Oh gosh and just saying hello to our children goes such a long way in being part of the village.
I will do so gladly (:
Suprisingly, at least to me, I also get, “I could never do what you do”or “you must be a special person”, blech, blech, blech. No one asked you to do what I do. I went to many years of school in order to learn to do what I do, not everyone has done that. I am not, a special person, well I am a special person :), but not for teaching students with multiple disabilites, I do that because I like to do that. Don’t most people? If you are lucky, you get to do the job you want to do and it’s less like work and more like a vocation. Lots of people do that. We usually do things that give us some kind of compensation, monetary or otherwise.

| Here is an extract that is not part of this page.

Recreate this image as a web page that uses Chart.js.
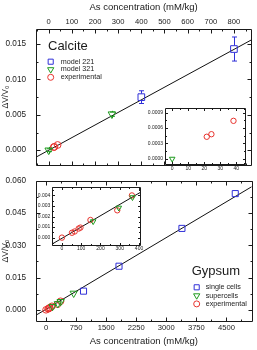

I just happen to enjoy working with kids on behavior, llfe skills and preschool skills in general.
Actually I am lucky 🙂
Lisa
To Alexandra, the fact that you ask means A LOT. Yes, I agree with Heather, please say hello to my child. If you have more than a fleeting moment, ask me (or him) what his disability is. Then ask me what I do for work or pleasure; please don’t assume that taking care of Teddy is my sole purpose in life. In other words, show interest in me and my son as human beings. I promise I will ask you just as many questions in return; I am always interested to meet new people, especially ones who have shown that they are willing to learn new things. The fact that you have no connection with the special needs community yet read this blog, shows that you are willing indeed.
If I see you and Teddy, I’ll say hello! Thank you all for your feedback. You’re helping raise awareness to people who are not members of the special needs community but think everyone should be treated respectfully as humans.
I’d be reticent to ask what anyone’s disability is. I mean, I thought it would be considered a rude none-of-your-business kind of question. How would you phrase that question? And also, to me, it doesn’t really matter because we’re all children of the same universe.
Thank you. Really.
So much truth here! I started hating that “God doesn’t give you more than you can handle” crap the day we got the diagnosis. I’m not sure who made that up. They were clearly not living in the real world – not our real world, anyway. So much of what people say and do is to insulate themselves, as you said so aptly. My hope is not in my own capability but God’s. My faith is small and I stumble daily in it. Although I still would NEVER choose this for myself, I’m thankful to be on this path where my illusions of strength are stripped bare, and I get to experience the love and rich life-lessons from a deep boy without words.
I think in general, cliches are an easy thing for people to say when they don’t know what else to say. If comments come from a place of kindness or general interest, I engage. If not, I say thank you and move on. But I certainly don’t feel “chosen.”
I never in a million years would have thought I could handle being the parent of an autistic child. But it happened, and now it’s just what I do. There’s no magic or specialness (probably not a word) to it, it’s just life.
Your posts are always fantastic, but this is my favorite. I can really relate to this. I am not a parent yet, but I volunteer whenever and wherever I can, including in the slums of Calcutta – taking care of special needs children. People often tell me what a great person I am for doing that, but I’m really not. There’s nothing special about me. I just value other people and take care of them – especially when no one else will.